Since 2001, CIW has shifted its energy to addressing the systematic causes of brutal worker exploitation. According to Asbed, the food industry has the resources necessary to improve workers’ conditions, but requires two things in order to make the shift: the motivation to provide these resources, and a system to properly direct them. The CIW’s Campaign for Fair Food, which focuses on the first priority, began by concentrating on Yum! Brands, which owns Taco Bell, Pizza Hut, KFC, Long John Silver’s, and A&W. “Many people were thinking we lost our minds,” say Reyes. Corporations such as Taco Bell spend millions on protecting their brand name and image, which the Campaign uses for leverage in influencing change. “A brand is a remarkably powerful thing,” says Asbed, “but an incredibly fragile thing.”

After four years of pressure from the Campaign for Fair Food, including a year-long boycott of Taco Bell, Yum! Brands signed an agreement with the CIW, agreeing to a one-cent rise in pay to workers, and guaranteeing that the workers who picked their tomatoes would be treated fairly. Agreements were soon signed with other food retailers, including McDonald’s, Burger King, and Whole Foods. “Unprecedented transformation has taken place in the tomato fields in the past season,” says Asbed.

Each of the farms that have signed agreements holding them to CIW’s standards must use the CIW’s video and booklets to educate the workers on their rights. According to Asbed, CIW employs six full-time staffers for education outreach, and will be printing 50 thousand workers’ rights booklets in just this season. To illustrate the power of these actions, Reyes described the story of one worker, who, after learning about her rights, reported on an employer who was threatening to violate them, resulting in immediate action by the company. An agreement signed in November 2010 with the Florida Tomato Growers Exchange, which oversees 90 percent of the farms, will expand the CIW’s Fair Food system across the state, which Reyes predicts will impact between 70-90 thousand workers.

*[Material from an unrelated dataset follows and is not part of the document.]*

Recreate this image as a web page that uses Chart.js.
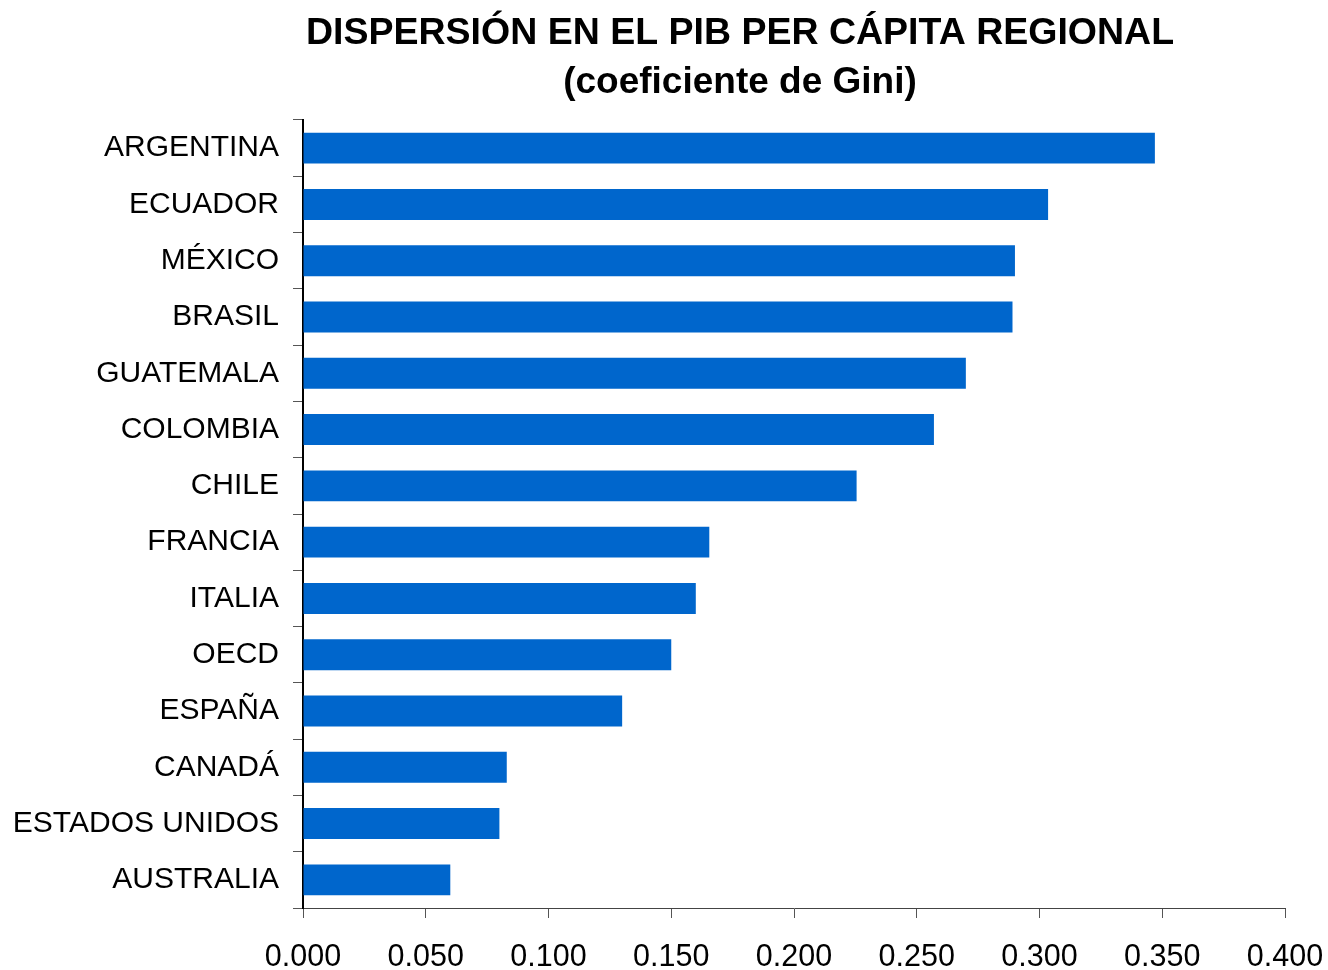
<!DOCTYPE html>
<html>
<head>
<meta charset="utf-8">
<script src="https://cdn.jsdelivr.net/npm/chart.js@4.4.0/dist/chart.umd.min.js"></script>
<style>
  html, body { margin: 0; padding: 0; background: #fff; }
  canvas { display: block; }
</style>
</head>
<body>
<canvas id="c" width="1328" height="970"></canvas>
<script>
// datos
const paises = ['ARGENTINA', 'ECUADOR', 'MÉXICO', 'BRASIL', 'GUATEMALA', 'COLOMBIA', 'CHILE',
  'FRANCIA', 'ITALIA', 'OECD', 'ESPAÑA', 'CANADÁ', 'ESTADOS UNIDOS', 'AUSTRALIA'];
const gini = [0.347, 0.3035, 0.290, 0.289, 0.270, 0.257, 0.2255,
  0.1655, 0.160, 0.150, 0.130, 0.083, 0.080, 0.060];
const tituloLineas = ['DISPERSIÓN EN EL PIB PER CÁPITA REGIONAL', '(coeficiente de Gini)'];
const ejeMin = 0, ejeMax = 0.4, ejePaso = 0.05;

const FONT = '"Liberation Sans", Arial, sans-serif';

// título a mano, centrado donde está en el original
const tituloPlugin = {
  id: 'titulo',
  afterDraw(chart) {
    const ctx = chart.ctx;
    ctx.save();
    ctx.fillStyle = '#000';
    ctx.font = 'bold 37.5px ' + FONT;
    ctx.textAlign = 'center';
    ctx.textBaseline = 'alphabetic';
    ctx.fillText(tituloLineas[0], 740, 44);
    ctx.font = 'bold 37px ' + FONT;
    ctx.fillText(tituloLineas[1], 740, 93);
    ctx.restore();
  }
};

new Chart(document.getElementById('c'), {
  type: 'bar',
  data: {
    labels: paises,
    datasets: [{
      data: gini,
      backgroundColor: '#0066CC',
      borderWidth: 0,
      barPercentage: 0.55,
      categoryPercentage: 1
    }]
  },
  options: {
    indexAxis: 'y',
    responsive: false,
    animation: false,
    layout: { padding: { top: 120, right: 43, left: 0, bottom: 0 } },
    plugins: { legend: { display: false }, tooltip: { enabled: false }, title: { display: false } },
    scales: {
      x: {
        min: ejeMin,
        max: ejeMax,
        afterFit(s) { s.height = 62; s.paddingLeft = 0; s.paddingRight = 0; },
        ticks: {
          stepSize: ejePaso,
          color: '#000',
          padding: 21,
          font: { family: FONT, size: 30.5 },
          callback: v => Number(v).toFixed(3)
        },
        grid: { drawOnChartArea: false, tickLength: 10, color: '#555', lineWidth: 1 },
        border: { color: '#444', width: 1 }
      },
      y: {
        afterFit(s) { s.width = 303; s.paddingTop = 0; s.paddingBottom = 0; },
        ticks: {
          color: '#000',
          padding: 14,
          font: { family: FONT, size: 30 }
        },
        grid: { drawOnChartArea: false, offset: true, tickLength: 10, color: '#555', lineWidth: 1 },
        border: { color: '#000', width: 2 }
      }
    }
  },
  plugins: [tituloPlugin]
});
</script>
</body>
</html>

Unfortunately, grocery chains have refused to sign any agreement guaranteeing protection of workers’ rights and fair pay, which presents a huge obstacle to CIW’s work. These stores represent a large share of the market for tomatoes, and if they refuse to hold their providers accountable, Reyes states that the farmers have no incentive to treat their workers fairly. CIW’s Campaign for Fair Food is now working to take on these stores, using methods designed to “be fun” and engage the attention of the public and the media, while also directing attention towards the stores’ hypocrisies and unfair practices. (For example, check out the video of their Lady Gaga flash mob protest in Trader Joe’s. CIW’s website includes tools to encourage grassroots action, and the organization aims at raising awareness in the general public. “The power of consciousness travels through time,” states Reyes. “It knows no borders. It stays with every person that shares it.”

The struggle to improve the working and living conditions of the tomato workers has been extremely challenging, and Asbed describes the “mountain of resources that are necessary.” But they are encouraged by their recent successes and the swell of interest and support among the public, spurred on in part by Estabrook’s James Beard award-winning article and book on the topic. As Reyes states, “This is not how food is going to be produced. We are challenging the system…This is a movement.”